__Your goal__: Restate, exactly and without pictures, the lines from the start of the listing below through the line holding "from bokeh.resources import INLINE".

__Stored data__:
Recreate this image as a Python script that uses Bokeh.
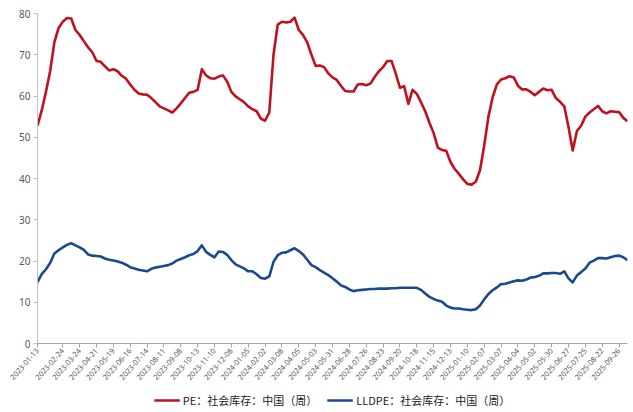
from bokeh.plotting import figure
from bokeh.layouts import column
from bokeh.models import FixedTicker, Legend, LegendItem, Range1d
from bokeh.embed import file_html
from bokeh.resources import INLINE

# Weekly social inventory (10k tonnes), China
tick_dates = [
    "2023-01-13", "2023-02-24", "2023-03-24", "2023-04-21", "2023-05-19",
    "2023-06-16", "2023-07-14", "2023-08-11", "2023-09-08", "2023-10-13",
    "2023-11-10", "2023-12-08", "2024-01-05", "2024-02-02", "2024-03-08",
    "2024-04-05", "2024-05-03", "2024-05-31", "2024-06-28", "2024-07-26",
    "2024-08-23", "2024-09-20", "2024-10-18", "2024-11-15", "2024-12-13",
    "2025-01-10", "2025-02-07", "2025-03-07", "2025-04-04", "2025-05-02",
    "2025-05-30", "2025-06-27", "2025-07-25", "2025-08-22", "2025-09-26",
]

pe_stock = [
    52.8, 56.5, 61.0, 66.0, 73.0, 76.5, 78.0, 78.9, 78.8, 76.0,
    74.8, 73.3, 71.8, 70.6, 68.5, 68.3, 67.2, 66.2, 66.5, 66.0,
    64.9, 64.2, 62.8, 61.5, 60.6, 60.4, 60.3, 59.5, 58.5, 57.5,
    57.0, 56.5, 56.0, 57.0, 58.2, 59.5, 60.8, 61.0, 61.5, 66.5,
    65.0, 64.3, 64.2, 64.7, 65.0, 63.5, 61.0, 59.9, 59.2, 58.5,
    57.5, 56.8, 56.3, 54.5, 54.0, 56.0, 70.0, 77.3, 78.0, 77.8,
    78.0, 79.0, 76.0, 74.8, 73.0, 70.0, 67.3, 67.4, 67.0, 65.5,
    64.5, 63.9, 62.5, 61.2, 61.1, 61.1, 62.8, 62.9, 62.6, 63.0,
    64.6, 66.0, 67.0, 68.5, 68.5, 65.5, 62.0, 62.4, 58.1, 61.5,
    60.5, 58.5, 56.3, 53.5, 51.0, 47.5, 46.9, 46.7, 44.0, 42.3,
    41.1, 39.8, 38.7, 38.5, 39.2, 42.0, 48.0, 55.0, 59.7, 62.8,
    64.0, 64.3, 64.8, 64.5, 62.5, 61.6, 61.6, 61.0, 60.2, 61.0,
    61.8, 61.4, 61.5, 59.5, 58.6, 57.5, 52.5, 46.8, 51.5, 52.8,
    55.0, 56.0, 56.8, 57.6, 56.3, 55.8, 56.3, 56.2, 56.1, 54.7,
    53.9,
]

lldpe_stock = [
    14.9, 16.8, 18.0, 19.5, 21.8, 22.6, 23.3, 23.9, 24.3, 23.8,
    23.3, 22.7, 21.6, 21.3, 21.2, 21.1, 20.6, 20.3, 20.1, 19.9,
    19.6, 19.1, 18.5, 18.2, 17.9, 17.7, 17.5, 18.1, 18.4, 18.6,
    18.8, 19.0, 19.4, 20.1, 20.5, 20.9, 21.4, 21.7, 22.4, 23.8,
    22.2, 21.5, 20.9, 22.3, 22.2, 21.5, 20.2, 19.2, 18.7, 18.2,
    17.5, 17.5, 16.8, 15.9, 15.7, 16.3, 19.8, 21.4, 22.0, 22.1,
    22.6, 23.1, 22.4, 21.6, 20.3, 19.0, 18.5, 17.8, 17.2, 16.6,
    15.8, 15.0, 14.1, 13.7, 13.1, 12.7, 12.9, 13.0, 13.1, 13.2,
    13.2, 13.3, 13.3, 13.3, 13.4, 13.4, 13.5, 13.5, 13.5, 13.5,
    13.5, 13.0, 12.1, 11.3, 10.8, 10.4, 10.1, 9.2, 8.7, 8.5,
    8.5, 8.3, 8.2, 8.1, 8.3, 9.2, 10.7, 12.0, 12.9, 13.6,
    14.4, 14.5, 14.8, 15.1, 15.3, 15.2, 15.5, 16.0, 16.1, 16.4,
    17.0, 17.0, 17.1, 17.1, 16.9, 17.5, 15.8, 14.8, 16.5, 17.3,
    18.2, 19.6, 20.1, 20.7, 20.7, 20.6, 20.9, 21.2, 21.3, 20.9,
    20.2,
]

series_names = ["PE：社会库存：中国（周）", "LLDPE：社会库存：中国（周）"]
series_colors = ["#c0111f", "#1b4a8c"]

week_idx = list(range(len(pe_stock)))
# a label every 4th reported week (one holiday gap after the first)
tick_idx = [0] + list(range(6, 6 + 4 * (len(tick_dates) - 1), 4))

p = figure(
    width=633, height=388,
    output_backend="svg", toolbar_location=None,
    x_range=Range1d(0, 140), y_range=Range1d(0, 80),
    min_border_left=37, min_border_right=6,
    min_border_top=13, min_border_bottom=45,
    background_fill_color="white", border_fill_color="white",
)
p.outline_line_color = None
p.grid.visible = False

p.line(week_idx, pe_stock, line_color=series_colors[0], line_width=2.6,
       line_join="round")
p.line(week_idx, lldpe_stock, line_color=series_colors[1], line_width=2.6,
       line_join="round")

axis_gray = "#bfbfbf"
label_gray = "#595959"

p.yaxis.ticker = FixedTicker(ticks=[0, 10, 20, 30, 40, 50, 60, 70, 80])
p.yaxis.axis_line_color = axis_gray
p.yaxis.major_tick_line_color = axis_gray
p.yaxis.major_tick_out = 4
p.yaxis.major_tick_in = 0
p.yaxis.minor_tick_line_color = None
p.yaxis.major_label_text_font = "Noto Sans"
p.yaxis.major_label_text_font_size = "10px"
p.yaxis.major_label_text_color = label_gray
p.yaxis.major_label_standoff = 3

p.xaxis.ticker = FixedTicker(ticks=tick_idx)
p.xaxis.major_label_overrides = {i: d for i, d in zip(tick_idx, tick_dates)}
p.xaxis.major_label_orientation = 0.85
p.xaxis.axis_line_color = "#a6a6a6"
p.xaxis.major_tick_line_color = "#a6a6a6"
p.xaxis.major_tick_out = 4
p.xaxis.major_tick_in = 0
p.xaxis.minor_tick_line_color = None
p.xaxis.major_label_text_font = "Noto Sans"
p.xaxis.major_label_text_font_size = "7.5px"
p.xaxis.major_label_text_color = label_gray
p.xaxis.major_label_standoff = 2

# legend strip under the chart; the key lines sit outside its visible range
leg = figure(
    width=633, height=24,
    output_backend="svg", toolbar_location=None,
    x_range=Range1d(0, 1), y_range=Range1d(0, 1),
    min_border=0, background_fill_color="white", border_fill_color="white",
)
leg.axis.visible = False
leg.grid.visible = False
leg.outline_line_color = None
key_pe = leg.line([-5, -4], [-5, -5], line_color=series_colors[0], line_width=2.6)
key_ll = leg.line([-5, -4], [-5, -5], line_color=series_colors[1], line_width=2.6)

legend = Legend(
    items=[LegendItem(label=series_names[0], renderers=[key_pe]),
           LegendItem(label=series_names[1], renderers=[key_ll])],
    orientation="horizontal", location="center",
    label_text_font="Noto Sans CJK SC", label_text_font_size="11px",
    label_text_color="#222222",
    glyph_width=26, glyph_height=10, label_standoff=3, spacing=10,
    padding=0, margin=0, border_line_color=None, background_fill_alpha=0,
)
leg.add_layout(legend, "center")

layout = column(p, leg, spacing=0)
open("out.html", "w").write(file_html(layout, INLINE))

__Exercise response__:
Recreate this image as a Python script that uses Bokeh.
from bokeh.plotting import figure
from bokeh.layouts import column
from bokeh.models import FixedTicker, Legend, LegendItem, Range1d
from bokeh.embed import file_html
from bokeh.resources import INLINE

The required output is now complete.